Sweida province has been engulfed by nearly a week of violence

(Reuters/ AFP): Syria’s interim government said its security forces were deploying in the predominantly-Druze southern city of Sweida on Saturday and urged all parties to respect a ceasefire, after days of factional bloodshed that has left hundreds dead.
Interim President Ahmed al-Sharaa, in a separate speech, said that “Arab and American” mediation had helped bring calm, and criticised Israel for airstrikes against Syrian government forces in the south and Damascus during the week.
Sweida province has been engulfed by nearly a week of violence, which began with clashes between Bedouin fighters and Druze factions, before Damascus sent in government security forces.
Israel has carried out airstrikes in southern Syria and on the defence ministry in Damascus, saying it is protecting the Druze minority, of whom there are a significant number in Israel and the Israeli-occupied Golan Heights.
In a statement on Saturday, the Syrian presidency announced an immediate and comprehensive ceasefire and urged all parties to end hostilities immediately.
The interior ministry said internal security forces had begun deploying in Sweida.
The death toll from violence in Sweida province, heartland of Syria’s Druze minority, has risen to 940 since last weekend, a war monitor said, despite the announcement of a ceasefire.
The Syrian Observatory for Human Rights said that the dead included 326 Druze fighters and 262 Druze civilians, 182 of whom were “summarily executed by defence and interior ministry personnel”.
They also included 312 government security personnel and 21 Sunni Bedouin, three of them civilians who were “summarily executed by Druze fighters”.
Another 15 government troops were killed in Israeli strikes, the observatory said.

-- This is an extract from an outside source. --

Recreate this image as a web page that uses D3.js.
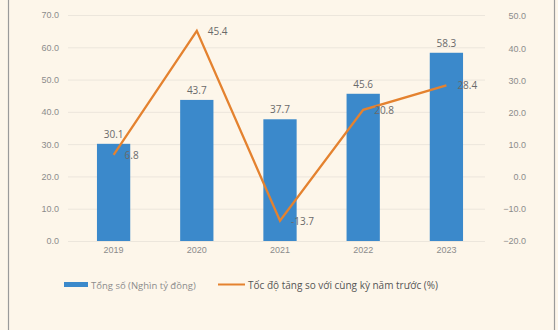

Sharaa called for calm and said Syria would not be a “testing ground for partition, secession, or sectarian incitement”.
“The Israeli intervention pushed the country into a dangerous phase that threatened its stability,” he said in a televised speech.
US envoy Tom Barrack announced on Friday that Syria and Israel had agreed to a ceasefire supported by Turkiye, Jordan and neighbours.
Barrack, who is both US ambassador to Turkiye and Washington’s Syria envoy, urged Druze, Bedouins and Sunnis to put down their weapons “and, together with other minorities, build a new and united Syrian identity”.
Israel has attacked Syrian military facilities and weaponry in the seven months since Sharaa’s forces toppled President Bashar al-Assad, and says it wants areas of southern Syria near its border to remain demilitarised.
On Friday, an Israeli official said Israel had agreed to allow Syrian forces limited access to the Sweida area for the next two days.